A business that uses Square can tap that directory to send coupons, promotional material or other messages to its shoppers for a monthly fee that starts at $15. But the company must walk a fine line between offering services that its small-business customers value and making sure those services don’t alienate shoppers. Square says it doesn’t sell underlying purchase data or contact details and that small businesses can’t view the email addresses or phone number in the customer directories that Square compiles, unless an individual gives that contact information to the small business.

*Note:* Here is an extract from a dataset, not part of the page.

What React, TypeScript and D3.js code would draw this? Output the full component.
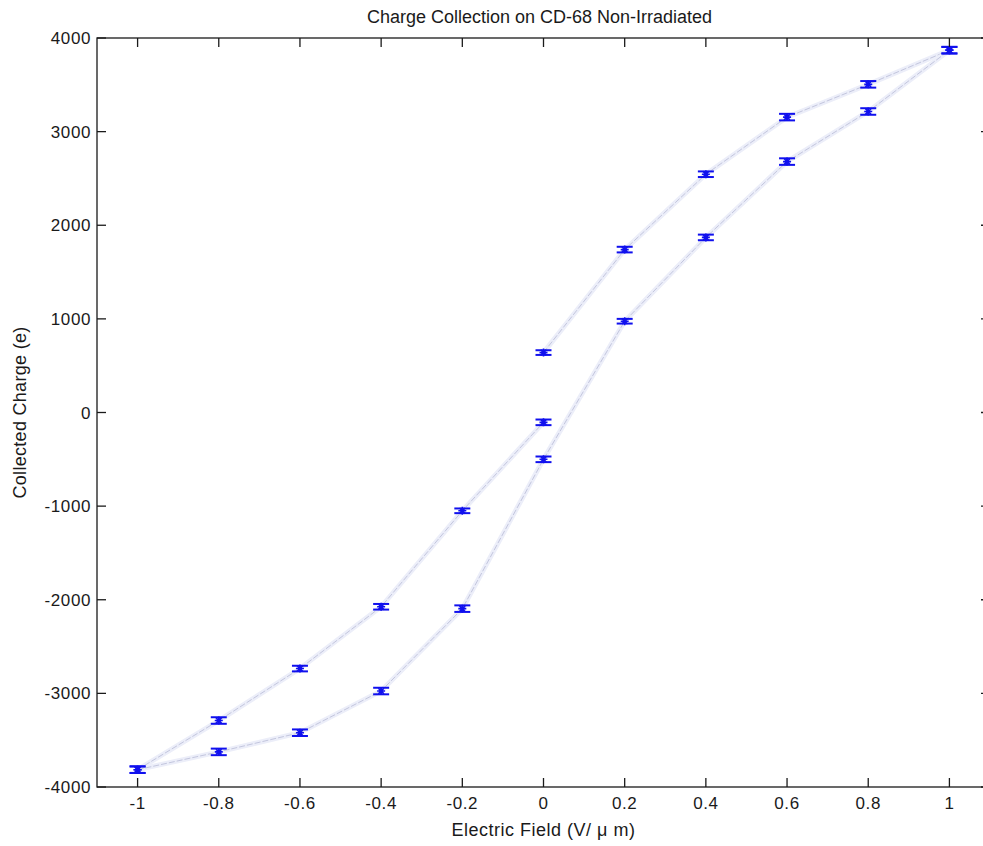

At Home on the Range, a kitchenware store in Livingston, Mont., asked Square to disable the automated digital receipts following the 2017 holiday season. Owner Jennifer Flight said she heard complaints from a number of customers whose spouses had received itemized receipts for their own Christmas gifts.

Ms. Flight said that the issue of receipts going to someone other than the purchaser generated “the most negative of all of the responses we’ve had from customers.” She said customers didn’t believe her when she explained that the receipts were likely the result of information they provided to another Square business.

“It was clear that in his mind I had dropped from the ranks of friend to salesperson, scheming to get his information to market to him,” Ms. Flight said about one particularly peeved customer.

Often, a complaint about a misdirected Square receipt will involve credit cards shared by spouses. A wife may sign up for Square’s digital receipt program and get notified every time her husband makes a purchase with that card at any Square business.

Lucille Conforti, a florist in Fishkill, N.Y., processes her customers’ payments with Square and has gotten calls from spouses who had surprise gifts spoiled by an errant receipt.

“God forbid anyone was having an affair,” she said. “You’d see everything.”